Fatherless Children and Welfare

 Posted by on 2 January 2012 at 10:00 am  Ethics, Parenting, Responsibility, Welfare
Jan 022012
 

Oy, this article — Fathers disappear from households across America — pushed a few buttons for me. It begins:

Nicole Hawkins’ three daughters have matching glittery boots, but none has the same father. Each has uniquely colored ties in her hair, but none has a dad present in her life.

As another single mother on Sumner Road decked her row-house stoop with Christmas lights and a plastic Santa, Ms. Hawkins recalled that her middle child’s father has never spent a holiday or birthday with her. In her neighborhood in Southeast Washington, 1 in 10 children live with both parents, and 84 percent live with only their mother.

In every state, the portion of families where children have two parents, rather than one, has dropped significantly over the past decade. Even as the country added 160,000 families with children, the number of two-parent households decreased by 1.2 million. Fifteen million U.S. children, or 1 in 3, live without a father, and nearly 5 million live without a mother. In 1960, just 11 percent of American children lived in homes without fathers.

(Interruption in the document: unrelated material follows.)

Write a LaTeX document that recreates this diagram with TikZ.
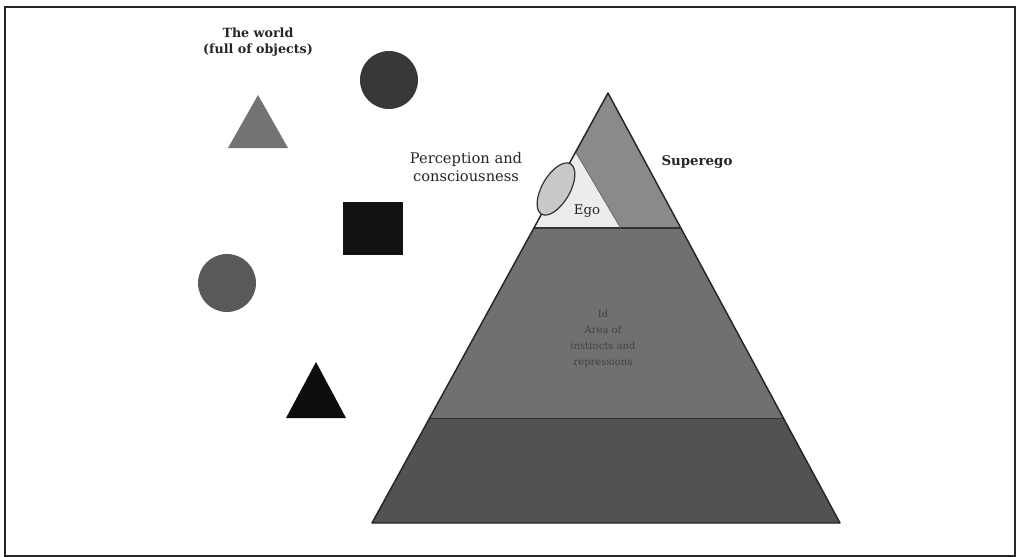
\documentclass[tikz,border=0pt]{standalone}
\usepackage{fontspec}
\usetikzlibrary{calc}
\setmainfont{DejaVu Serif}
\definecolor{superegoC}{HTML}{8A8A8A}
\definecolor{egoC}{HTML}{ECECEC}
\definecolor{idC}{HTML}{707070}
\definecolor{baseC}{HTML}{525252}
\definecolor{ellC}{HTML}{C8C8C8}
\definecolor{idtxt}{HTML}{424242}
\begin{document}
\begin{tikzpicture}[x=0.75pt,y=-0.75pt,
  lbl/.style={inner sep=0pt,align=center,text=black!85},
  edge/.style={draw=black!85,line width=1.1pt,line join=round}]
\useasboundingbox (0,0) rectangle (1022,557);
\fill[white] (0,0) rectangle (1022,557);
\draw[black!85,line width=1.6pt] (5,7) rectangle (1015,556);

% pyramid corner points
\coordinate (apex) at (608,93);
\coordinate (bl) at (372,523);
\coordinate (br) at (840,523);
\coordinate (l1) at ($(apex)!0.314!(bl)$);
\coordinate (r1) at ($(apex)!0.314!(br)$);
\coordinate (l2) at ($(apex)!0.756!(bl)$);
\coordinate (r2) at ($(apex)!0.756!(br)$);
\coordinate (egoTop) at ($(apex)!0.137!(bl)$);
\coordinate (egoR) at ($(l1)!0.59!(r1)$);

% layers
\fill[baseC] (l2) -- (r2) -- (br) -- (bl) -- cycle;
\fill[idC] (l1) -- (r1) -- (r2) -- (l2) -- cycle;
\fill[superegoC] (apex) -- (r1) -- (egoR) -- (egoTop) -- cycle;
\fill[egoC] (egoTop) -- (egoR) -- (l1) -- cycle;
\draw[black!80,line width=0.8pt] (l1) -- (r1);
\draw[black!80,line width=0.8pt] (l2) -- (r2);
\draw[black!60,line width=0.6pt] (egoTop) -- (egoR);
\draw[edge] (apex) -- (br) -- (bl) -- cycle;

% perception ellipse
\draw[fill=ellC,draw=black!80,line width=0.9pt,rotate around={-30:(556,189)}] (556,189) ellipse [x radius=14, y radius=29];

% objects of the world
\fill[black!55] (228,148) -- (288,148) -- (258,95) -- cycle;
\fill[black!78] (389,80) circle [radius=29];
\fill[black!93] (343,202) rectangle (403,255);
\fill[black!65] (227,283) circle [radius=29];
\fill[black!95] (286,418) -- (346,418) -- (316,362) -- cycle;

% labels
\node[lbl,font=\bfseries\fontsize{9.5}{12.5}\selectfont] (world) at (258,42) {The world\\(full of objects)};
\node[lbl,font=\fontsize{11}{13}\selectfont] (percep) at (466,167) {Perception and\\consciousness};
\node[lbl,font=\bfseries\fontsize{10}{12}\selectfont] (superego) at (697,162) {Superego};
\node[lbl,font=\fontsize{10}{12}\selectfont] (ego) at (587,211) {Ego};
\node[lbl,text=idtxt,font=\fontsize{7.5}{12}\selectfont] (id) at (603,339) {Id\\Area of\\instincts and\\repressions};
\end{tikzpicture}
\end{document}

It’s tragic that any child is abandoned by either mother or father, as happens far too often these days. Here’s the bit that irritated me, starting with a bit more backstory on Ms. Hawkins and her children.

Ms. Hawkins, the mother of three, lives with her youngest child’s father but considers herself a single parent.

“When he’s home, he’s watching TV; it’s his time. I get no help. Financially, he’s been a good provider,” she said, even for the children who aren’t his. But “as far as being involved in activities, not so much.”

Her relationship with her eldest child’s father ended over his refusal to support their offspring, and her second child’s father is in prison.

“My oldest was raised by both parents, so it’s just selfish,” she said, but “my middle one, he wasn’t raised by either parent, so he doesn’t know how.”

“We need more fatherhood initiatives,” she said, pointing to government- and nonprofit-funded programs at churches, prisons and community centers, such as those offered by Mr. DiCaro’s group, “so they can see what they’re missing.”

Basically, the woman who bore three kids by three different men — none willing to be a decent father. And now wants others to fix her problems. That’s absurd. This woman has made a mess for herself and her children by bearing children indiscriminately. She needs to take responsibility for her life and her womb — and be more choosy about the men that she makes into fathers.

What’s so tragic here is that this woman’s children — and so many others — are the victims of the unthinking actions of their parents. Alas, the impulse to “do something” via welfare programs is often the most dangerous and destructive to children at risk. Such programs encourage even more irresponsible behavior on the part of adults, and thereby result in the creation of even more children at risk. The alarming numbers cited at the beginning of the article are evidence of that.

That’s been, I think, one of the worse tragedies of the welfare state. In the name of helping children in the past, we’ve created far worse circumstances for children today.